30th of November 2016

Day 357

29th of November 2016

Catching up. Doing my best. 

Day 356

28th of November 2016

I’m at the doctor’s. They’re going to inject me. And I’m afraid. Nevertheless, I’ve had a full day today, that included going for a meeting with the production project managers in Gentofte. We’re gonna focus a bit on smaller projects as well. It was nice to get in contact to the place where it all happens. In Bagsværd, we’re in a bit of an ivory tower and not that in touch with the production reality. Once you get outside you realise that production is what we are and their projects, although small in spendings are quite big in risks. An interesting perspective. 

Day 355

27th of November 2016

Took a long walk and went to Mojoe to do some work. Ended up going home and being lazy, but at least it was a relaxed Sunday.

Day 354

26th of November 2016

Ok, so I’m moving. Peter found me a place with one of his neighbours – BTW, how amazing is that he did that for me?

Ulla is my landlady and she invited me to join and meet the neighbours for the ‘day they put the Christmas lights on’ and then for dinner. 

Wait what? Yes, I had my first dinner with a Danish family. Not only is Ulla amazingly nice for inviting me, but I have also felt good. Really good. It was relaxed and enjoyable and cozy and warm. 

There is this myth going around that Danes are cold. And formal. And weird. There are two possibilities, either they are and I am too, or they are not. I tend to think that they are and I am too. But then again it also depends on who you meet. 

Maybe I’ve been lucky to meet the right people. Maybe it’s because I always expect the worse from people. Maybe it’s because I generally choose carefully and am very selective with whom I let in my life. Maybe a combination of all this.
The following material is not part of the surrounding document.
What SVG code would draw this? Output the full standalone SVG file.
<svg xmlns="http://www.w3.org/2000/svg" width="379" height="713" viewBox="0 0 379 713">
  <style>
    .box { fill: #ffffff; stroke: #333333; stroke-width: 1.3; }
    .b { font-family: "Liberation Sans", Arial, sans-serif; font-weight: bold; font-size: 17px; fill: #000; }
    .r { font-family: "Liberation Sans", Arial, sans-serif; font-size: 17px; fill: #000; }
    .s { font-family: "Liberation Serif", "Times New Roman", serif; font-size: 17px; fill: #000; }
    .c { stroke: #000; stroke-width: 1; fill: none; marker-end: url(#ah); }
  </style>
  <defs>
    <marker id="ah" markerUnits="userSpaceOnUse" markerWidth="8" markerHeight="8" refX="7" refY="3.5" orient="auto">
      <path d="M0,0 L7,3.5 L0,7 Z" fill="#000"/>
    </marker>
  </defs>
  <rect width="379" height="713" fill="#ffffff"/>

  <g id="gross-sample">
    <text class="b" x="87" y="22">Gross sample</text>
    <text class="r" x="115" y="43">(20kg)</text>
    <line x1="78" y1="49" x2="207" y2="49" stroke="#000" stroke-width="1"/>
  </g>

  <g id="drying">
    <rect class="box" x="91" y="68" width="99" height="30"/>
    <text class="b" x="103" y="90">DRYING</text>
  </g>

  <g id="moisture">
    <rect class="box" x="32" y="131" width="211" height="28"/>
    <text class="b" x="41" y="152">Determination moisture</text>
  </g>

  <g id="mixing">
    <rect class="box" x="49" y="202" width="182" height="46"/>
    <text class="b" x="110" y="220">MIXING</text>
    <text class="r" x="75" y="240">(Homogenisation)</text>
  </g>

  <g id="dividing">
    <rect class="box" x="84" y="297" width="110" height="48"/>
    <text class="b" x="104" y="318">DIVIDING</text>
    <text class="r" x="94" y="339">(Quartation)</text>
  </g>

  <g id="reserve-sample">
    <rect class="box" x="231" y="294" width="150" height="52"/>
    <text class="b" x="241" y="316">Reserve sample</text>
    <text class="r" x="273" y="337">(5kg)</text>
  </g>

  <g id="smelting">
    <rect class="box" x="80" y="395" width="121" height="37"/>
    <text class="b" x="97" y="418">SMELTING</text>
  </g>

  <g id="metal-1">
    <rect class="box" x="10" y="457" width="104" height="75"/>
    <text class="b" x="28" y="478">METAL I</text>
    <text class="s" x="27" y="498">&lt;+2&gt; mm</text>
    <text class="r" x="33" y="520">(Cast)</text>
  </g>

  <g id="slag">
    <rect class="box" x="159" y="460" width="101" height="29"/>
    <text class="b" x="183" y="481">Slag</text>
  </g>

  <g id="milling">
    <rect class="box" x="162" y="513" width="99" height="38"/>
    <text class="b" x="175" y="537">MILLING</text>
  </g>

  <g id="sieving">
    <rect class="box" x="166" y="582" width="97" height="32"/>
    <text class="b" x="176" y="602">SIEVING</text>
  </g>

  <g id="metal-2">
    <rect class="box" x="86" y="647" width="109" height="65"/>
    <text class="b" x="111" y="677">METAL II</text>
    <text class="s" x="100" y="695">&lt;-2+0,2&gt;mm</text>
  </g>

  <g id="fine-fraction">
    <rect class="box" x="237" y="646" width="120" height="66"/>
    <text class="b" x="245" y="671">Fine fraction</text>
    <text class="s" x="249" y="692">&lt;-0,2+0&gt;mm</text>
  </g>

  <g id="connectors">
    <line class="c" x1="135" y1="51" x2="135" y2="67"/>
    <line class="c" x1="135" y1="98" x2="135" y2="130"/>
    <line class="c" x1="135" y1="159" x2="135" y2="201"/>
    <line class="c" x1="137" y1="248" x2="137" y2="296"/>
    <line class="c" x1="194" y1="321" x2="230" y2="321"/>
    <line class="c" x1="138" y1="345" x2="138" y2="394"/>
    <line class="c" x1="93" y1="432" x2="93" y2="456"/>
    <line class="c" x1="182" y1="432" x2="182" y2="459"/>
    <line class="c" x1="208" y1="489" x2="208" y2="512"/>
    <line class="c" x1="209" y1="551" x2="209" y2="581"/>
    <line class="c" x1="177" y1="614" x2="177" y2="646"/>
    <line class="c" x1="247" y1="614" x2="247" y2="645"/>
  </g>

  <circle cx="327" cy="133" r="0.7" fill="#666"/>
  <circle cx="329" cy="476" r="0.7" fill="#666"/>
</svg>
Either way, my first real Danish experience was amazing. One of my neighbours is a diplomat, another a layer, and another a professor. Not bad.

And Ulla is a Taurus.

Day 353

25th of November 2016

I’m sitting here, talking to God, only to realise that I’m rambling and complaining. I can’t fucking shut all these bad thoughts out. I’m a far way from who I really am. I need to get back. 

Day 352

23rd of November 2016

Coming back to an old love. Coursera. Fluffy stuff. 

Day 351

22nd of November 2016

On the phone with my dad and contemplating beautiful NN2. I’m slowly coming back. Thanks.

Day 349

20th of November 2ó16

My Sunday almost ritual. Downtime. Cortado and practicalities.